[swift-evolution] [SE-0011] Re-considering the replacement keyword for "typealias"
sean at fifthace.com
Wed Dec 23 10:00:44 CST 2015
I don’t understand this argument about googleability of “type” being a problem. All of the errors and documentation talk about “associated type” and having the word “type” literally visually associated with the word “protocol” right there in the code I’m looking at makes perfect sense to me.
Since all of the error messages say “associated type”, I’d be googling a phrase that includes the error message somehow such as “swift associated type” or “swift protocol type” or something else and I’d almost certainly land on the right documentation no matter what the keyword is.

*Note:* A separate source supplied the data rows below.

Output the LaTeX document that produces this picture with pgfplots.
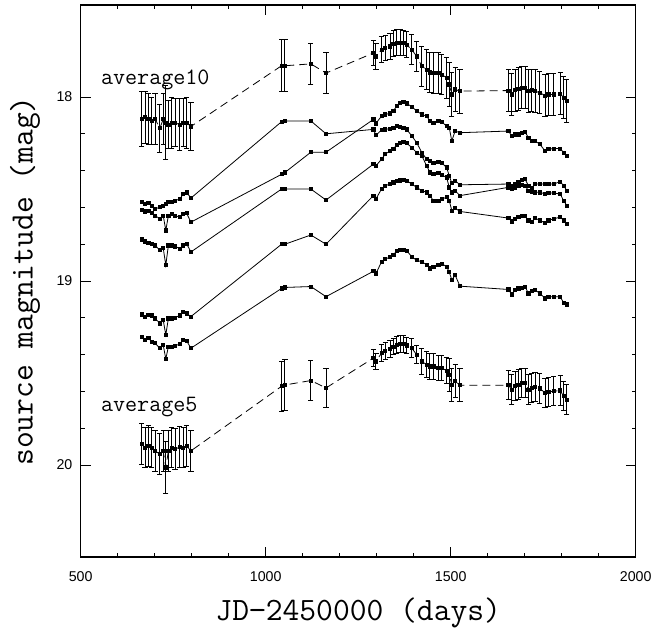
\documentclass[border=0pt]{standalone}
\usepackage{fontspec}
\setsansfont{Liberation Sans}
\usepackage{pgfplots}
\pgfplotsset{compat=1.18}
\usepackage{pgfplotstable}

\pgfplotstableread{
x y
665 18.568
674 18.581
683 18.576
692 18.590
701 18.608
714 18.599
723 18.590
730 18.581
737 18.572
746 18.568
755 18.563
768 18.554
777 18.527
786 18.518
798 18.549
1043 18.134
1052 18.130
1122 18.130
1163 18.200
1291 18.176
1298 18.208
1313 18.179
1323 18.176
1336 18.172
1345 18.167
1354 18.158
1363 18.161
1372 18.167
1381 18.176
1395 18.212
1408 18.248
1422 18.302
1435 18.338
1444 18.347
1453 18.356
1467 18.352
1476 18.359
1489 18.383
1496 18.428
1503 18.468
1512 18.455
1525 18.477
1656 18.473
1665 18.482
1674 18.473
1683 18.460
1692 18.449
1701 18.446
1710 18.482
1719 18.496
1728 18.473
1741 18.473
1755 18.473
1764 18.473
1778 18.473
1796 18.460
1805 18.482
1814 18.509
}\curveA

\pgfplotstableread{
x y
665 18.612
674 18.622
683 18.617
692 18.630
701 18.644
714 18.662
723 18.644
730 18.725
737 18.644
746 18.635
755 18.644
768 18.653
777 18.635
786 18.631
798 18.680
1043 18.420
1052 18.410
1122 18.300
1163 18.300
1291 18.122
1298 18.143
1313 18.104
1323 18.095
1336 18.089
1345 18.076
1354 18.049
1363 18.031
1372 18.028
1381 18.035
1395 18.053
1408 18.076
1422 18.095
1435 18.104
1444 18.131
1453 18.140
1467 18.131
1476 18.136
1489 18.158
1496 18.167
1503 18.239
1512 18.185
1525 18.194
1656 18.185
1665 18.212
1674 18.203
1683 18.203
1692 18.194
1701 18.190
1710 18.221
1719 18.239
1728 18.239
1741 18.257
1755 18.293
1764 18.284
1778 18.280
1796 18.280
1805 18.302
1814 18.320
}\curveB

\pgfplotstableread{
x y
665 18.774
674 18.785
683 18.792
692 18.797
701 18.806
714 18.833
723 18.821
730 18.914
737 18.806
746 18.806
755 18.812
768 18.824
777 18.806
786 18.797
798 18.842
1043 18.500
1052 18.500
1122 18.500
1163 18.560
1291 18.365
1298 18.374
1313 18.338
1323 18.311
1336 18.293
1345 18.280
1354 18.262
1363 18.248
1372 18.244
1381 18.251
1395 18.275
1408 18.302
1422 18.320
1435 18.374
1444 18.410
1453 18.419
1467 18.413
1476 18.424
1489 18.437
1496 18.491
1503 18.518
1512 18.509
1525 18.536
1656 18.491
1665 18.500
1674 18.491
1683 18.482
1692 18.478
1701 18.482
1710 18.509
1719 18.514
1728 18.518
1741 18.518
1755 18.527
1764 18.522
1778 18.522
1796 18.527
1805 18.563
1814 18.590
}\curveC

\pgfplotstableread{
x y
665 19.181
674 19.193
683 19.184
692 19.187
701 19.203
714 19.230
723 19.212
730 19.293
737 19.203
746 19.203
755 19.199
768 19.187
777 19.170
786 19.176
798 19.193
1043 18.800
1052 18.800
1122 18.750
1163 18.800
1291 18.536
1298 18.554
1313 18.500
1323 18.482
1336 18.473
1345 18.464
1354 18.458
1363 18.453
1372 18.449
1381 18.455
1395 18.473
1408 18.491
1422 18.509
1435 18.518
1444 18.536
1453 18.563
1467 18.563
1476 18.554
1489 18.545
1496 18.563
1503 18.617
1512 18.604
1525 18.622
1656 18.658
1665 18.676
1674 18.662
1683 18.653
1692 18.644
1701 18.648
1710 18.671
1719 18.680
1728 18.658
1741 18.671
1755 18.684
1764 18.671
1778 18.662
1796 18.653
1805 18.671
1814 18.689
}\curveD

\pgfplotstableread{
x y
665 19.302
674 19.320
683 19.311
692 19.329
701 19.338
714 19.365
723 19.347
730 19.424
737 19.356
746 19.356
755 19.351
768 19.343
777 19.320
786 19.325
798 19.365
1043 19.040
1052 19.035
1122 19.030
1163 19.085
1291 18.947
1298 18.959
1313 18.896
1323 18.882
1336 18.869
1345 18.856
1354 18.838
1363 18.829
1372 18.829
1381 18.835
1395 18.869
1408 18.887
1422 18.896
1435 18.911
1444 18.932
1453 18.923
1467 18.914
1476 18.905
1489 18.923
1496 18.950
1503 18.995
1512 18.968
1525 19.028
1656 19.046
1665 19.073
1674 19.049
1683 19.040
1692 19.037
1701 19.031
1710 19.067
1719 19.055
1728 19.049
1741 19.067
1755 19.094
1764 19.085
1778 19.085
1796 19.085
1805 19.118
1814 19.127
}\curveE

\pgfplotstableread{
x y e
665 18.12 0.15
674 18.11 0.14
683 18.12 0.14
692 18.13 0.13
701 18.12 0.14
714 18.17 0.13
723 18.12 0.14
730 18.14 0.20
737 18.15 0.13
746 18.14 0.14
755 18.14 0.13
768 18.15 0.14
777 18.14 0.13
786 18.14 0.14
798 18.16 0.13
1043 17.83 0.14
1052 17.83 0.14
1122 17.82 0.11
1163 17.87 0.11
1291 17.761 0.07
1298 17.779 0.07
1313 17.743 0.07
1323 17.734 0.07
1336 17.725 0.07
1345 17.711 0.07
1354 17.704 0.07
1363 17.704 0.07
1372 17.707 0.07
1381 17.716 0.07
1395 17.743 0.08
1408 17.779 0.08
1422 17.833 0.11
1435 17.851 0.11
1444 17.866 0.11
1453 17.869 0.11
1467 17.869 0.11
1476 17.878 0.11
1489 17.896 0.11
1496 17.932 0.12
1503 17.986 0.12
1512 17.959 0.12
1525 17.968 0.12
1656 17.965 0.115
1665 17.986 0.115
1674 17.963 0.115
1683 17.956 0.115
1692 17.950 0.115
1701 17.950 0.115
1710 17.968 0.115
1719 17.963 0.115
1728 17.968 0.115
1741 17.977 0.115
1755 17.992 0.115
1764 17.986 0.115
1778 17.986 0.115
1796 17.981 0.115
1805 18.004 0.115
1814 18.022 0.115
}\avgten

\pgfplotstableread{
x y e
665 19.887 0.11
674 19.905 0.11
683 19.896 0.11
692 19.905 0.11
701 19.923 0.11
714 19.941 0.11
723 19.923 0.11
730 20.013 0.14
737 19.923 0.11
746 19.905 0.11
755 19.914 0.11
768 19.902 0.11
777 19.905 0.11
786 19.896 0.11
798 19.923 0.11
1043 19.572 0.137
1052 19.565 0.137
1122 19.541 0.107
1163 19.581 0.108
1291 19.419 0.045
1298 19.437 0.045
1313 19.392 0.045
1323 19.379 0.045
1336 19.368 0.045
1345 19.356 0.045
1354 19.347 0.045
1363 19.343 0.045
1372 19.343 0.045
1381 19.350 0.045
1395 19.365 0.05
1408 19.401 0.05
1422 19.437 0.07
1435 19.455 0.07
1444 19.464 0.07
1453 19.464 0.07
1467 19.473 0.07
1476 19.473 0.07
1489 19.487 0.07
1496 19.509 0.09
1503 19.563 0.09
1512 19.545 0.09
1525 19.566 0.09
1656 19.566 0.08
1665 19.590 0.08
1674 19.572 0.08
1683 19.563 0.08
1692 19.554 0.08
1701 19.554 0.08
1710 19.590 0.08
1719 19.581 0.08
1728 19.577 0.08
1741 19.584 0.08
1755 19.608 0.08
1764 19.602 0.08
1778 19.599 0.08
1796 19.595 0.08
1805 19.626 0.08
1814 19.644 0.08
}\avgfive

\begin{document}
\begin{tikzpicture}
\begin{axis}[
  scale only axis, width=277.5pt, height=276pt,
  xmin=500, xmax=2000, ymin=17.5, ymax=20.5, y dir=reverse,
  xtick={500,1000,1500,2000}, ytick={18,19,20},
  minor x tick num=4, minor y tick num=4,
  tick align=inside,
  major tick length=5pt, minor tick length=2pt,
  every tick/.style={black, line width=0.5pt},
  axis line style={line width=0.6pt},
  scaled ticks=false,
  /pgf/number format/1000 sep={},
  /pgf/number format/assume math mode=true,
  ticklabel style={font=\fontsize{7.1}{8}\selectfont\sffamily},
  xticklabel style={anchor=base, inner sep=0pt, yshift=-12pt},
  yticklabel style={anchor=east, inner sep=0pt, xshift=-4pt},
  every axis x label/.style={at={(axis description cs:0.5,0)}, anchor=base, yshift=-31.5pt},
  every axis y label/.style={at={(axis description cs:0,0.5)}, xshift=-27.85pt, rotate=90, anchor=center},
  label style={font=\fontsize{16.3}{19}\selectfont\ttfamily},
  xlabel={JD−2450000 (days)},
  ylabel={source magnitude (mag)},
  line width=0.4pt,
]
\pgfplotsset{
  cv/.style={black, line width=0.4pt, mark=square*, mark size=0.8pt, mark options={solid, fill=black}},
  av/.style={black, line width=0.4pt, dash pattern=on 4pt off 2.5pt, mark=square*, mark size=0.8pt, mark options={solid, fill=black},
    error bars/.cd, y dir=both, y explicit,
    error bar style={line width=0.5pt, black, solid},
    error mark options={rotate=90, mark size=1.3pt, line width=0.5pt, black, solid}},
}
\addplot[cv] table[x=x,y=y] {\curveA};
\addplot[cv] table[x=x,y=y] {\curveB};
\addplot[cv] table[x=x,y=y] {\curveC};
\addplot[cv] table[x=x,y=y] {\curveD};
\addplot[cv] table[x=x,y=y] {\curveE};
\addplot[av] table[x=x,y=y,y error=e] {\avgten};
\addplot[av] table[x=x,y=y,y error=e] {\avgfive};
\node[anchor=base west, inner sep=0pt, font=\fontsize{11.7}{14}\selectfont\ttfamily] at (axis cs:554,17.932) {average10};
\node[anchor=base west, inner sep=0pt, font=\fontsize{11.7}{14}\selectfont\ttfamily] at (axis cs:554,19.711) {average5};
\end{axis}
\pgfresetboundingbox
\path ([xshift=-40.35pt,yshift=-35pt]current axis.south west) rectangle ([xshift=12.65pt,yshift=2.5pt]current axis.north east);
\end{tikzpicture}
\end{document}
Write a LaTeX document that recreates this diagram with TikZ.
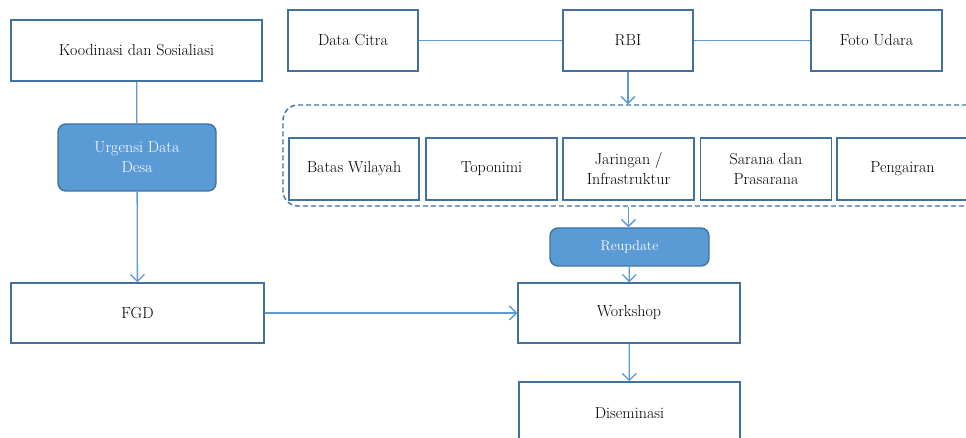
\documentclass[tikz,border=0pt]{standalone}
\usepackage{tikz}
\usetikzlibrary{arrows.meta}
\definecolor{garis}{HTML}{41719C}
\definecolor{panah}{HTML}{5B9BD5}
\definecolor{isi}{HTML}{5B9BD5}

\begin{document}
\begin{tikzpicture}[x=1pt,y=-1pt,
  kotak/.style={draw=garis,line width=1.4pt,fill=white,minimum height=61pt,align=center,inner sep=2pt,font=\fontsize{16}{20}\selectfont},
  biru/.style={draw=garis,line width=1.4pt,fill=isi,rounded corners=8pt,text=white,align=center,inner sep=2pt,font=\fontsize{16}{20}\selectfont},
  hub/.style={draw=panah,line width=1.3pt},
  pnh/.style={hub,-{Straight Barb[length=7pt,width=14pt]}}]
  \useasboundingbox (0,0) rectangle (966,438);
  \clip (0,0) rectangle (966,438);

   \draw (136.5,50.5) node[kotak,minimum width=251pt] (koord) {Koodinasi dan Sosialiasi};
   \draw (137,157.5) node[biru,minimum width=158pt,minimum height=67pt] (urgensi) {Urgensi Data\\Desa};
   \draw (137.5,313) node[kotak,minimum width=253pt,minimum height=60pt] (fgd) {FGD};

   \draw (353,40.5) node[kotak,minimum width=130pt] (citra) {Data Citra};
   \draw (628,40.5) node[kotak,minimum width=130pt] (rbi) {RBI};
   \draw (876.5,40.5) node[kotak,minimum width=131pt] (foto) {Foto Udara};

   \draw (636.5,155.5) node[draw=garis,dash pattern=on 5pt off 3pt,line width=1.4pt,rounded corners=15pt,minimum width=707pt,minimum height=101pt] (grup) {};
     \draw (354,169) node[kotak,minimum width=130pt,minimum height=62pt] (batas) {Batas Wilayah};
     \draw (491.5,169) node[kotak,minimum width=131pt,minimum height=62pt] (toponimi) {Toponimi};
     \draw (628.5,169) node[kotak,minimum width=131pt,minimum height=62pt] (jaringan) {Jaringan /\\Infrastruktur};
     \draw (766,169) node[kotak,minimum width=131pt,minimum height=62pt] (sarana) {Sarana dan\\Prasarana};
     \draw (902.5,169) node[kotak,minimum width=131pt,minimum height=62pt] (pengairan) {Pengairan};

   \draw (629.5,247) node[biru,minimum width=159pt,minimum height=38pt,font=\fontsize{14}{16}\selectfont] (reupdate) {Reupdate};
   \draw (629,313) node[kotak,minimum width=222pt,minimum height=60pt] (workshop) {Workshop};
   \draw (629.5,413) node[kotak,minimum width=221pt,minimum height=62pt] (diseminasi) {Diseminasi};

   \path[hub] (koord) edge (urgensi);
   \path[pnh] (urgensi) edge (fgd);
   \path[pnh] (fgd) edge (workshop);
   \path[hub] (citra) edge (rbi);
   \path[hub] (rbi) edge (foto);
   \draw[pnh] (rbi) -- (rbi |- grup.north);
   \draw[pnh] (jaringan |- grup.south) -- (jaringan |- reupdate.north);
   \path[pnh] (reupdate) edge (workshop);
   \path[pnh] (workshop) edge (diseminasi);

\end{tikzpicture}
\end{document}
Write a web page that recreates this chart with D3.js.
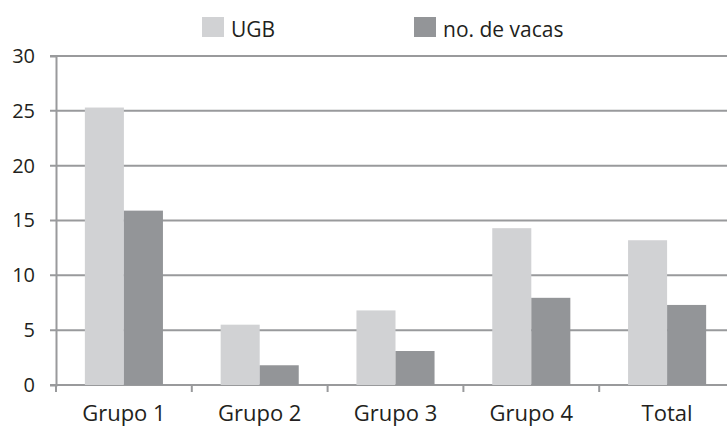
<!DOCTYPE html>
<html>
<head>
    <meta charset="utf-8">
    <title>UGB e vacas</title>
    <script src="https://d3js.org/d3.v7.min.js"></script>
    <style>
        body { margin: 0; background: #fff; }
        text { font-family: "Open Sans", sans-serif; fill: #231f20; }
    </style>
</head>
<body>
<div id="chart"></div>
<script type="text/javascript">
    // dados
    let categorias = ["Grupo 1", "Grupo 2", "Grupo 3", "Grupo 4", "Total"];
    let series = ["UGB", "no. de vacas"];
    let ugb = [25.3, 5.5, 6.8, 14.3, 13.2];
    let vacas = [15.9, 1.8, 3.1, 7.95, 7.3];
    let yTicks = [0, 5, 10, 15, 20, 25, 30];
    let cores = ["#d1d2d4", "#939598"];

    let W = 727, H = 427;
    let margin = {top: 56, right: -8, bottom: 42, left: 56};
    let w = W - margin.left - margin.right;
    let h = H - margin.top - margin.bottom;

    let svg = d3.select("#chart")
        .append("svg")
            .attr("width", W)
            .attr("height", H);

    let g = svg.append("g")
        .attr("transform", "translate(" + margin.left + "," + margin.top + ")");

    let x0 = d3.scaleBand()
        .domain(categorias)
        .range([0, w])
        .paddingInner(0.425)
        .paddingOuter(0.2125);

    let x1 = d3.scaleBand()
        .domain(series)
        .range([0, x0.bandwidth()]);

    let y = d3.scaleLinear()
        .domain([0, 30])
        .range([h, 0]);

    // grade horizontal
    g.selectAll(".grid")
        .data(yTicks)
        .enter()
        .append("line")
        .attr("class", "grid")
        .attr("x1", -6)
        .attr("x2", W - margin.left)
        .attr("y1", d => y(d))
        .attr("y2", d => y(d))
        .attr("stroke", "#999a9c")
        .attr("stroke-width", 2);

    // barras
    let dados = categorias.map((c, i) => ({cat: c, valores: [ugb[i], vacas[i]]}));

    let grupos = g.selectAll(".grupo")
        .data(dados)
        .enter()
        .append("g")
        .attr("transform", d => "translate(" + x0(d.cat) + ",0)");

    grupos.selectAll("rect")
        .data(d => d.valores.map((v, j) => ({serie: series[j], v: v, cor: cores[j]})))
        .enter()
        .append("rect")
        .attr("x", d => x1(d.serie))
        .attr("width", x1.bandwidth())
        .attr("y", d => y(d.v))
        .attr("height", d => h - y(d.v))
        .attr("fill", d => d.cor);

    // eixo y
    let yAxis = d3.axisLeft(y)
        .tickValues(yTicks)
        .tickSize(6)
        .tickPadding(15);

    let gy = g.append("g").call(yAxis);
    gy.select(".domain").attr("stroke", "#999a9c").attr("stroke-width", 2);
    gy.selectAll(".tick line").remove();
    gy.selectAll("text")
        .style("font-size", "20px")
        .style("font-family", "Open Sans, sans-serif")
        .attr("fill", "#231f20");

    // eixo x
    let xTicks = categorias.map(c => x0(c) - x0.step() * x0.paddingInner() / 2);
    g.selectAll(".xtick")
        .data(xTicks.concat([x0(categorias[4]) + x0.bandwidth() + x0.step() * x0.paddingInner() / 2]))
        .enter()
        .append("line")
        .attr("x1", d => d)
        .attr("x2", d => d)
        .attr("y1", h)
        .attr("y2", h + 7)
        .attr("stroke", "#999a9c")
        .attr("stroke-width", 2);

    g.selectAll(".xlabel")
        .data(categorias)
        .enter()
        .append("text")
        .attr("x", d => x0(d) + x0.bandwidth() / 2)
        .attr("y", h + 36)
        .attr("text-anchor", "middle")
        .style("font-size", "22px")
        .text(d => d);

    // legenda
    let legX = [202, 414];
    let leg = svg.selectAll(".leg")
        .data(series)
        .enter()
        .append("g")
        .attr("transform", (d, i) => "translate(" + legX[i] + ",17)");

    leg.append("rect")
        .attr("width", 22)
        .attr("height", 20)
        .attr("fill", (d, i) => cores[i]);

    leg.append("text")
        .attr("x", 29)
        .attr("y", 20)
        .style("font-size", "21px")
        .text(d => d);
</script>
</body>
</html>
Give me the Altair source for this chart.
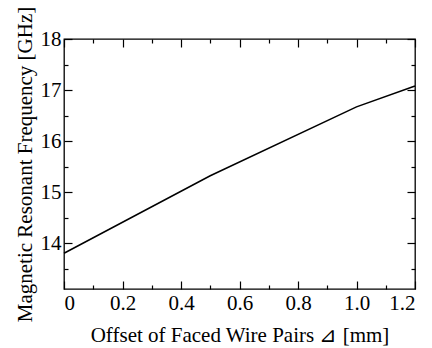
import altair as alt
import pandas as pd

offset_mm = [0.0, 0.5, 1.0, 1.2]
freq_ghz = [13.80, 15.32, 16.67, 17.08]

x_major = [0.0, 0.2, 0.4, 0.6, 0.8, 1.0, 1.2]
x_minor = [0.1, 0.3, 0.5, 0.7, 0.9, 1.1]
y_major = [14, 15, 16, 17, 18]
y_minor = [13.5, 14.5, 15.5, 16.5, 17.5]

df = pd.DataFrame({"x": offset_mm, "y": freq_ghz})

FONT = "Liberation Serif"
xscale = alt.Scale(domain=[0, 1.2], nice=False, zero=False)
yscale = alt.Scale(domain=[13.1, 18], nice=False, zero=False)

def tick_axis(orient, values, size, labels=False, title=None, **kw):
    args = dict(
        orient=orient, values=values, tickSize=size, offset=-size,
        domain=False, grid=False, labels=labels, tickColor="black",
        tickWidth=1.2, title=title,
    )
    args.update(kw)
    return alt.Axis(**args)

base = alt.Chart(df)

main = base.mark_line(color="black", strokeWidth=1.5).encode(
    x=alt.X("x:Q", scale=xscale, axis=tick_axis(
        "bottom", x_major, 8, labels=True,
        title="Offset of Faced Wire Pairs ⊿ [mm]",
        labelExpr="datum.value == 0 ? '0' : format(datum.value, '.1f')",
        labelPadding=3, titlePadding=11)),
    y=alt.Y("y:Q", scale=yscale, axis=tick_axis(
        "left", y_major, 8, labels=True,
        title="Magnetic Resonant Frequency [GHz]",
        format="d", labelPadding=3, titlePadding=5)),
)

minor_bl = base.mark_line(opacity=0).encode(
    x=alt.X("x:Q", scale=xscale, axis=tick_axis("bottom", x_minor, 4)),
    y=alt.Y("y:Q", scale=yscale, axis=tick_axis("left", y_minor, 4)),
)
major_tr = base.mark_line(opacity=0).encode(
    x=alt.X("x:Q", scale=xscale, axis=tick_axis("top", x_major, 8)),
    y=alt.Y("y:Q", scale=yscale, axis=tick_axis("right", y_major, 8)),
)
minor_tr = base.mark_line(opacity=0).encode(
    x=alt.X("x:Q", scale=xscale, axis=tick_axis("top", x_minor, 4)),
    y=alt.Y("y:Q", scale=yscale, axis=tick_axis("right", y_minor, 4)),
)

chart = alt.layer(main, minor_bl, major_tr, minor_tr).resolve_axis(
    x="independent", y="independent"
).properties(
    width=351, height=250,
    autosize=alt.AutoSizeParams(type="none"),
    padding={"left": 56, "top": 31, "right": 9, "bottom": 59},
    background="white",
).configure(
    font=FONT
).configure_axis(
    labelFont=FONT, labelFontSize=21, labelColor="black",
    titleFont=FONT, titleFontSize=21, titleFontWeight="normal",
    titleColor="black",
).configure_view(stroke="black", strokeWidth=1.3)

chart.save("out.html", embed_options={"renderer": "svg", "actions": False})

The keyword doesn’t matter much as long as the error messages can be searched for.
All that said, though, the single most confusing aspect of associated types, for me, was that “typealias” allowed me to specify a default type - and because of that *one* thing, I initially thought it behaved exactly like “typealias” when outside of a protocol and did not understand the relationship for quite awhile. Frankly, I think this whole mess *could* be solved simply by not allowing “default” types when using the typealias keyword in a protocol. In that case, attempting to do so would generate an error, and then searching for that error would lead to an explanation of what “typealias” really means when inside of a protocol and a whole ton of confusion could be avoided from the start - without changing any keywords.
> On Dec 22, 2015, at 10:54 PM, Brent Royal-Gordon via swift-evolution <swift-evolution at swift.org> wrote:
>> I don’t see any problem in referring to the feature as associated types, but then having the syntax be just plain “type”.
> I think it's been said before, but the problem with using a `type` keyword is that if you type "swift type" into Google (or any other search feature you might use for documentation), you're probably not going to get information about this feature specifically. "swift associated" or "swift associatedtype" are more likely to give you what you want.